Heathrow Airport Holdings, which owns the airport, has a target to reduce carbon emissions from fixed assets, such as buildings and car parks, against 1990 levels by 34% by 2020. But it has calculated that only around 15% of the site’s emissions are directly under its control, predominantly related to electricity use.
The energy code has been developed by the Heathrow sustainability partnership, which comprises 12 of the biggest firms operating at the airport.
All of these companies in the partnership have committed to monitor energy use, set reduction targets and develop an action plan to reach these. Half of these firms have already achieved these three actions and the rest will do so by the end of the year, said Elizabeth Hegarty, head of sustainability and environment at Heathrow Airport Holdings.

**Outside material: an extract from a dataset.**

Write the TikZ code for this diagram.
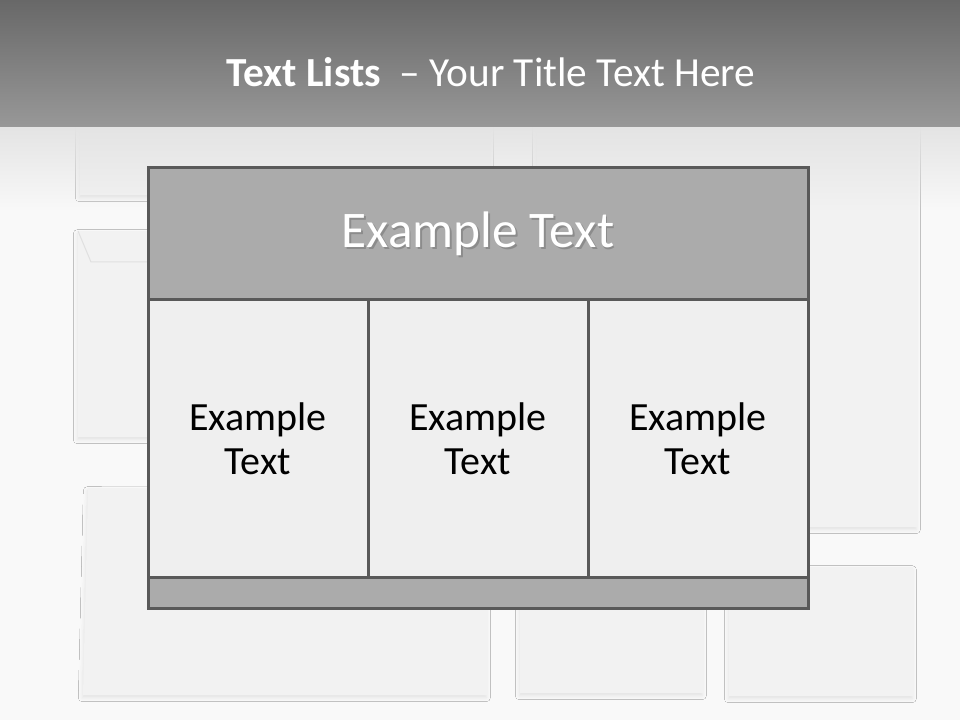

Partnership members will monitor and report progress at meetings and will collectively report on the group’s contribution to Heathrow’s 2020 target. There are around 400 companies at the airport, employing 76,000 people. The airport is also engaging with several companies that are not members of the partnership but want to reduce their energy use. It has made its facilities team available to advise them.
One area the airport has targeted is nighttime energy use. The airport is restricted to 5,800 take-offs and landings between 23.30 and 06.00 each year. However, facilities still need to be available for passengers on the flights that do arrive or depart during the night as well as those who arrive early for morning flights, Hegerty explained.
Heathrow is implementing a number of efficiency measures, such as fitting sensors to car-park lights and installing LED lights in digital advertising boards.